Collect all lines below with the string "Clone".

INFORMATION SUPPLIED:
--------

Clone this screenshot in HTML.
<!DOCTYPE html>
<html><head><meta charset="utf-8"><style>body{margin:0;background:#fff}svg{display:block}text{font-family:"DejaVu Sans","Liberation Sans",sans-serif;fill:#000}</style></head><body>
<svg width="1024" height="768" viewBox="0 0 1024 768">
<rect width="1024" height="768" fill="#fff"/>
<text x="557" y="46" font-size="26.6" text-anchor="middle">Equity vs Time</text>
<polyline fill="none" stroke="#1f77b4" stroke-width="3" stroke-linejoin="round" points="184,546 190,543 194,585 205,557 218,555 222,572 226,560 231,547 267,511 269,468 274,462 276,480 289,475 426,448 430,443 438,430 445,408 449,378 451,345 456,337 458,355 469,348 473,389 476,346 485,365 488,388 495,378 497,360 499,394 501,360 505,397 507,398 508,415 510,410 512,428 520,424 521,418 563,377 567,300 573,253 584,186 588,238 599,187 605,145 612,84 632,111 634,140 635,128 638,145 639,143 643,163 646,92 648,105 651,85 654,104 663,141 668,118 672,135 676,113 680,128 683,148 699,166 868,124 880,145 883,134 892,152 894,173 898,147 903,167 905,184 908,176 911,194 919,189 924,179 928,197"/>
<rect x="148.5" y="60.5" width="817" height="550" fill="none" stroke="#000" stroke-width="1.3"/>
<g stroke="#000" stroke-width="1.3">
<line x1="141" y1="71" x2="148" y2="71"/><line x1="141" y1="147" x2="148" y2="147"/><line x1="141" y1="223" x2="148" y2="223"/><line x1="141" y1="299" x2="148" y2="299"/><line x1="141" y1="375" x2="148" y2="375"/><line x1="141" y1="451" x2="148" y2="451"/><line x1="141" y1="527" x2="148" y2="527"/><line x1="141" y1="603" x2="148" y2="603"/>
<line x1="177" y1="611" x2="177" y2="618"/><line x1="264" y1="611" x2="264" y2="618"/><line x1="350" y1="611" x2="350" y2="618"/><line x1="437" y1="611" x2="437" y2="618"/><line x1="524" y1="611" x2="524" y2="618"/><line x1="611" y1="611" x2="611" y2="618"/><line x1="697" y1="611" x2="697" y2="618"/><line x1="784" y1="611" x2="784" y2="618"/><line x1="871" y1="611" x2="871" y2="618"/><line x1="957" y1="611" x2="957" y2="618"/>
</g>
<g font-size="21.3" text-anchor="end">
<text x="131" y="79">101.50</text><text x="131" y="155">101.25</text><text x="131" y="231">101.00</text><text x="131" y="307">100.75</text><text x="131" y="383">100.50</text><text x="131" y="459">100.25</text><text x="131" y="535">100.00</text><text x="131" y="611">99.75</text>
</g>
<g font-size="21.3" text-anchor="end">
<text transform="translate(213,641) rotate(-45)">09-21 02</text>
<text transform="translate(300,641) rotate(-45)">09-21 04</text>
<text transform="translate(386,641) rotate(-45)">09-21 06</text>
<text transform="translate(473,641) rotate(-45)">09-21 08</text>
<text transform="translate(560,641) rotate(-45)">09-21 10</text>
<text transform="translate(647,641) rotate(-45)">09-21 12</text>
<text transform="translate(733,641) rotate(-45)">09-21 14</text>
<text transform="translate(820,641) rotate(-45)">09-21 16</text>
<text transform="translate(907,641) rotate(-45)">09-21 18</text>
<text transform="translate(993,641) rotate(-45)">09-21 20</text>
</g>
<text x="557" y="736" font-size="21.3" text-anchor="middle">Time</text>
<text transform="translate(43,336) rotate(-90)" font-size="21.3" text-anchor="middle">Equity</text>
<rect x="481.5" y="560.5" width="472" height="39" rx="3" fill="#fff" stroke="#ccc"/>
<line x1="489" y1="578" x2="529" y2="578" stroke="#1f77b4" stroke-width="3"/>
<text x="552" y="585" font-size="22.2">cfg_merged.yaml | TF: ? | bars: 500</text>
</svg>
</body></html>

--------

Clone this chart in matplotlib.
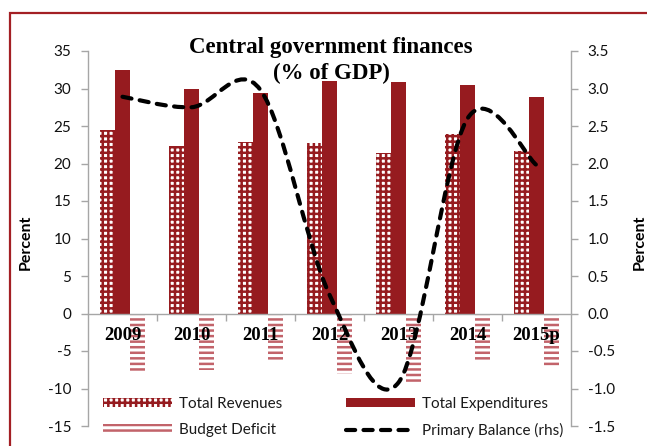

--------

WRITTEN REPLY:
Clone this screenshot in HTML.
Clone this chart in matplotlib.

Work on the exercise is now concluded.